Write out the material exactly. Do not include the pictures.
--- start of DATA LINES ---
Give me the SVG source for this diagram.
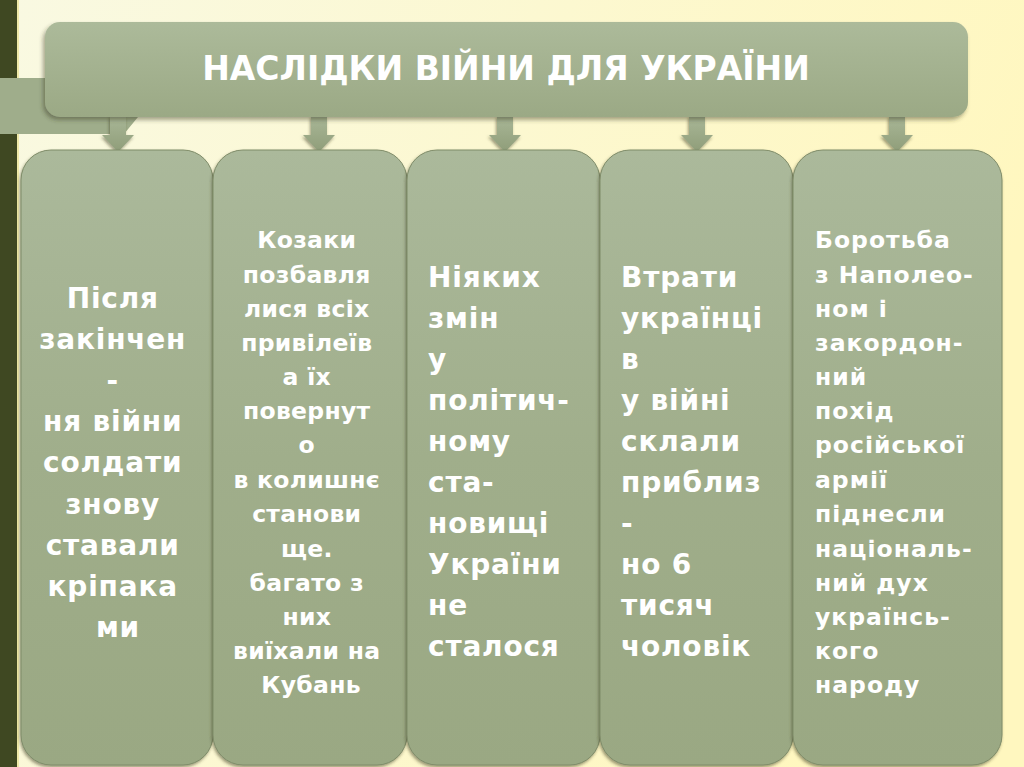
<svg xmlns="http://www.w3.org/2000/svg" width="1024" height="767" viewBox="0 0 1024 767">
<defs>
<linearGradient id="bg" x1="0" y1="0" x2="1" y2="0.3">
<stop offset="0" stop-color="#f9f9e2"/>
<stop offset="1" stop-color="#fff7bf"/>
</linearGradient>
<linearGradient id="hdr" x1="0" y1="0" x2="0" y2="1">
<stop offset="0" stop-color="#acba9a"/>
<stop offset="1" stop-color="#9ba985"/>
</linearGradient>
<linearGradient id="col" x1="0" y1="0" x2="0" y2="1">
<stop offset="0" stop-color="#abb99b"/>
<stop offset="0.5" stop-color="#a0ae8b"/>
<stop offset="1" stop-color="#9aa883"/>
</linearGradient>
<linearGradient id="arr" x1="0" y1="0" x2="0" y2="1">
<stop offset="0" stop-color="#a9b797"/>
<stop offset="1" stop-color="#8f9d79"/>
</linearGradient>
<filter id="sh" x="-10%" y="-10%" width="120%" height="130%">
<feDropShadow dx="-2" dy="3" stdDeviation="2" flood-color="#3a3a20" flood-opacity="0.45"/>
</filter>
<filter id="csh" x="-10%" y="-5%" width="120%" height="110%">
<feDropShadow dx="-1" dy="2" stdDeviation="1.5" flood-color="#3a3a20" flood-opacity="0.5"/>
</filter>
<style>
.box{fill:url(#col);stroke:#7f8c69;stroke-width:1;filter:url(#csh)}
.t{font-family:"DejaVu Sans","Liberation Sans",sans-serif;font-weight:bold;fill:#ffffff}
.big{font-size:28px;letter-spacing:0.8px}
.sm{font-size:23.5px;letter-spacing:0.3px}
.arrow{fill:url(#arr);filter:url(#csh)}
</style>
</defs>
<rect x="0" y="0" width="1024" height="767" fill="url(#bg)"/>
<rect x="0" y="0" width="17" height="767" fill="#3f4822"/>
<rect x="17" y="0" width="2" height="767" fill="#efe9a8"/>
<polygon points="0,78 60,78 60,117 138,117 124,134 0,134" fill="#9fad8b"/>

<g id="connectors">
<polygon class="arrow" points="110,116 126,116 126,135 134,135 118,152 102,135 110,135"/>
<polygon class="arrow" points="311,116 327,116 327,135 335,135 319,152 303,135 311,135"/>
<polygon class="arrow" points="497,116 513,116 513,135 521,135 505,152 489,135 497,135"/>
<polygon class="arrow" points="689,116 705,116 705,135 713,135 697,152 681,135 689,135"/>
<polygon class="arrow" points="889,116 905,116 905,135 913,135 897,152 881,135 889,135"/>
</g>

<g id="header">
<rect x="45" y="22" width="923" height="95" rx="15" fill="url(#hdr)" filter="url(#sh)"/>
<text class="t" x="506" y="80" font-size="33" text-anchor="middle">НАСЛІДКИ ВІЙНИ ДЛЯ УКРАЇНИ</text>
</g>

<g id="box1">
<rect class="box" x="21" y="150" width="192" height="615" rx="30"/>
<text class="t big" text-anchor="middle">
<tspan x="118" y="308">Після</tspan>
<tspan x="118" y="349">закінчен</tspan>
<tspan x="118" y="390">-</tspan>
<tspan x="118" y="431">ня війни</tspan>
<tspan x="118" y="472">солдати</tspan>
<tspan x="118" y="514">знову</tspan>
<tspan x="118" y="555">ставали</tspan>
<tspan x="118" y="596">кріпака</tspan>
<tspan x="118" y="637">ми</tspan>
</text>
</g>

<g id="box2">
<rect class="box" x="213" y="150" width="194" height="615" rx="30"/>
<text class="t sm" text-anchor="middle">
<tspan x="311" y="248">Козаки</tspan>
<tspan x="311" y="283">позбавля</tspan>
<tspan x="311" y="317">лися всіх</tspan>
<tspan x="311" y="351">привілеїв</tspan>
<tspan x="311" y="385">а їх</tspan>
<tspan x="311" y="419">повернут</tspan>
<tspan x="311" y="453">о</tspan>
<tspan x="311" y="488">в колишнє</tspan>
<tspan x="311" y="522">станови</tspan>
<tspan x="311" y="557">ще.</tspan>
<tspan x="311" y="591">багато з</tspan>
<tspan x="311" y="625">них</tspan>
<tspan x="311" y="659">виїхали на</tspan>
<tspan x="311" y="693">Кубань</tspan>
</text>
</g>

<g id="box3">
<rect class="box" x="407" y="150" width="193" height="615" rx="30"/>
<text class="t big">
<tspan x="428" y="287">Ніяких</tspan>
<tspan x="428" y="328">змін</tspan>
<tspan x="428" y="369">у</tspan>
<tspan x="428" y="410">політич-</tspan>
<tspan x="428" y="451">ному</tspan>
<tspan x="428" y="492">ста-</tspan>
<tspan x="428" y="533">новищі</tspan>
<tspan x="428" y="574">України</tspan>
<tspan x="428" y="615">не</tspan>
<tspan x="428" y="656">сталося</tspan>
</text>
</g>

<g id="box4">
<rect class="box" x="600" y="150" width="193" height="615" rx="30"/>
<text class="t big">
<tspan x="621" y="287">Втрати</tspan>
<tspan x="621" y="328">українці</tspan>
<tspan x="621" y="369">в</tspan>
<tspan x="621" y="410">у війні</tspan>
<tspan x="621" y="451">склали</tspan>
<tspan x="621" y="492">приблиз</tspan>
<tspan x="621" y="533">-</tspan>
<tspan x="621" y="574">но 6</tspan>
<tspan x="621" y="615">тисяч</tspan>
<tspan x="621" y="656">чоловік</tspan>
</text>
</g>

<g id="box5">
<rect class="box" x="793" y="150" width="209" height="615" rx="30"/>
<text class="t sm" style="letter-spacing:1px">
<tspan x="815" y="248">Боротьба</tspan>
<tspan x="815" y="283">з Наполео-</tspan>
<tspan x="815" y="317">ном і</tspan>
<tspan x="815" y="351">закордон-</tspan>
<tspan x="815" y="385">ний</tspan>
<tspan x="815" y="419">похід</tspan>
<tspan x="815" y="453">російської</tspan>
<tspan x="815" y="488">армії</tspan>
<tspan x="815" y="522">піднесли</tspan>
<tspan x="815" y="557">національ-</tspan>
<tspan x="815" y="591">ний дух</tspan>
<tspan x="815" y="625">українсь-</tspan>
<tspan x="815" y="659">кого</tspan>
<tspan x="815" y="693">народу</tspan>
</text>
</g>
</svg>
--- end of DATA LINES ---
> _TASK OUTPUT_
Give me the SVG source for this diagram.
<svg xmlns="http://www.w3.org/2000/svg" width="1024" height="767" viewBox="0 0 1024 767">
<defs>
<linearGradient id="bg" x1="0" y1="0" x2="1" y2="0.3">
<stop offset="0" stop-color="#f9f9e2"/>
<stop offset="1" stop-color="#fff7bf"/>
</linearGradient>
<linearGradient id="hdr" x1="0" y1="0" x2="0" y2="1">
<stop offset="0" stop-color="#acba9a"/>
<stop offset="1" stop-color="#9ba985"/>
</linearGradient>
<linearGradient id="col" x1="0" y1="0" x2="0" y2="1">
<stop offset="0" stop-color="#abb99b"/>
<stop offset="0.5" stop-color="#a0ae8b"/>
<stop offset="1" stop-color="#9aa883"/>
</linearGradient>
<linearGradient id="arr" x1="0" y1="0" x2="0" y2="1">
<stop offset="0" stop-color="#a9b797"/>
<stop offset="1" stop-color="#8f9d79"/>
</linearGradient>
<filter id="sh" x="-10%" y="-10%" width="120%" height="130%">
<feDropShadow dx="-2" dy="3" stdDeviation="2" flood-color="#3a3a20" flood-opacity="0.45"/>
</filter>
<filter id="csh" x="-10%" y="-5%" width="120%" height="110%">
<feDropShadow dx="-1" dy="2" stdDeviation="1.5" flood-color="#3a3a20" flood-opacity="0.5"/>
</filter>
<style>
.box{fill:url(#col);stroke:#7f8c69;stroke-width:1;filter:url(#csh)}
.t{font-family:"DejaVu Sans","Liberation Sans",sans-serif;font-weight:bold;fill:#ffffff}
.big{font-size:28px;letter-spacing:0.8px}
.sm{font-size:23.5px;letter-spacing:0.3px}
.arrow{fill:url(#arr);filter:url(#csh)}
</style>
</defs>
<rect x="0" y="0" width="1024" height="767" fill="url(#bg)"/>
<rect x="0" y="0" width="17" height="767" fill="#3f4822"/>
<rect x="17" y="0" width="2" height="767" fill="#efe9a8"/>
<polygon points="0,78 60,78 60,117 138,117 124,134 0,134" fill="#9fad8b"/>

<g id="connectors">
<polygon class="arrow" points="110,116 126,116 126,135 134,135 118,152 102,135 110,135"/>
<polygon class="arrow" points="311,116 327,116 327,135 335,135 319,152 303,135 311,135"/>
<polygon class="arrow" points="497,116 513,116 513,135 521,135 505,152 489,135 497,135"/>
<polygon class="arrow" points="689,116 705,116 705,135 713,135 697,152 681,135 689,135"/>
<polygon class="arrow" points="889,116 905,116 905,135 913,135 897,152 881,135 889,135"/>
</g>

<g id="header">
<rect x="45" y="22" width="923" height="95" rx="15" fill="url(#hdr)" filter="url(#sh)"/>
<text class="t" x="506" y="80" font-size="33" text-anchor="middle">НАСЛІДКИ ВІЙНИ ДЛЯ УКРАЇНИ</text>
</g>

<g id="box1">
<rect class="box" x="21" y="150" width="192" height="615" rx="30"/>
<text class="t big" text-anchor="middle">
<tspan x="118" y="308">Після</tspan>
<tspan x="118" y="349">закінчен</tspan>
<tspan x="118" y="390">-</tspan>
<tspan x="118" y="431">ня війни</tspan>
<tspan x="118" y="472">солдати</tspan>
<tspan x="118" y="514">знову</tspan>
<tspan x="118" y="555">ставали</tspan>
<tspan x="118" y="596">кріпака</tspan>
<tspan x="118" y="637">ми</tspan>
</text>
</g>

<g id="box2">
<rect class="box" x="213" y="150" width="194" height="615" rx="30"/>
<text class="t sm" text-anchor="middle">
<tspan x="311" y="248">Козаки</tspan>
<tspan x="311" y="283">позбавля</tspan>
<tspan x="311" y="317">лися всіх</tspan>
<tspan x="311" y="351">привілеїв</tspan>
<tspan x="311" y="385">а їх</tspan>
<tspan x="311" y="419">повернут</tspan>
<tspan x="311" y="453">о</tspan>
<tspan x="311" y="488">в колишнє</tspan>
<tspan x="311" y="522">станови</tspan>
<tspan x="311" y="557">ще.</tspan>
<tspan x="311" y="591">багато з</tspan>
<tspan x="311" y="625">них</tspan>
<tspan x="311" y="659">виїхали на</tspan>
<tspan x="311" y="693">Кубань</tspan>
</text>
</g>

<g id="box3">
<rect class="box" x="407" y="150" width="193" height="615" rx="30"/>
<text class="t big">
<tspan x="428" y="287">Ніяких</tspan>
<tspan x="428" y="328">змін</tspan>
<tspan x="428" y="369">у</tspan>
<tspan x="428" y="410">політич-</tspan>
<tspan x="428" y="451">ному</tspan>
<tspan x="428" y="492">ста-</tspan>
<tspan x="428" y="533">новищі</tspan>
<tspan x="428" y="574">України</tspan>
<tspan x="428" y="615">не</tspan>
<tspan x="428" y="656">сталося</tspan>
</text>
</g>

<g id="box4">
<rect class="box" x="600" y="150" width="193" height="615" rx="30"/>
<text class="t big">
<tspan x="621" y="287">Втрати</tspan>
<tspan x="621" y="328">українці</tspan>
<tspan x="621" y="369">в</tspan>
<tspan x="621" y="410">у війні</tspan>
<tspan x="621" y="451">склали</tspan>
<tspan x="621" y="492">приблиз</tspan>
<tspan x="621" y="533">-</tspan>
<tspan x="621" y="574">но 6</tspan>
<tspan x="621" y="615">тисяч</tspan>
<tspan x="621" y="656">чоловік</tspan>
</text>
</g>

<g id="box5">
<rect class="box" x="793" y="150" width="209" height="615" rx="30"/>
<text class="t sm" style="letter-spacing:1px">
<tspan x="815" y="248">Боротьба</tspan>
<tspan x="815" y="283">з Наполео-</tspan>
<tspan x="815" y="317">ном і</tspan>
<tspan x="815" y="351">закордон-</tspan>
<tspan x="815" y="385">ний</tspan>
<tspan x="815" y="419">похід</tspan>
<tspan x="815" y="453">російської</tspan>
<tspan x="815" y="488">армії</tspan>
<tspan x="815" y="522">піднесли</tspan>
<tspan x="815" y="557">національ-</tspan>
<tspan x="815" y="591">ний дух</tspan>
<tspan x="815" y="625">українсь-</tspan>
<tspan x="815" y="659">кого</tspan>
<tspan x="815" y="693">народу</tspan>
</text>
</g>
</svg>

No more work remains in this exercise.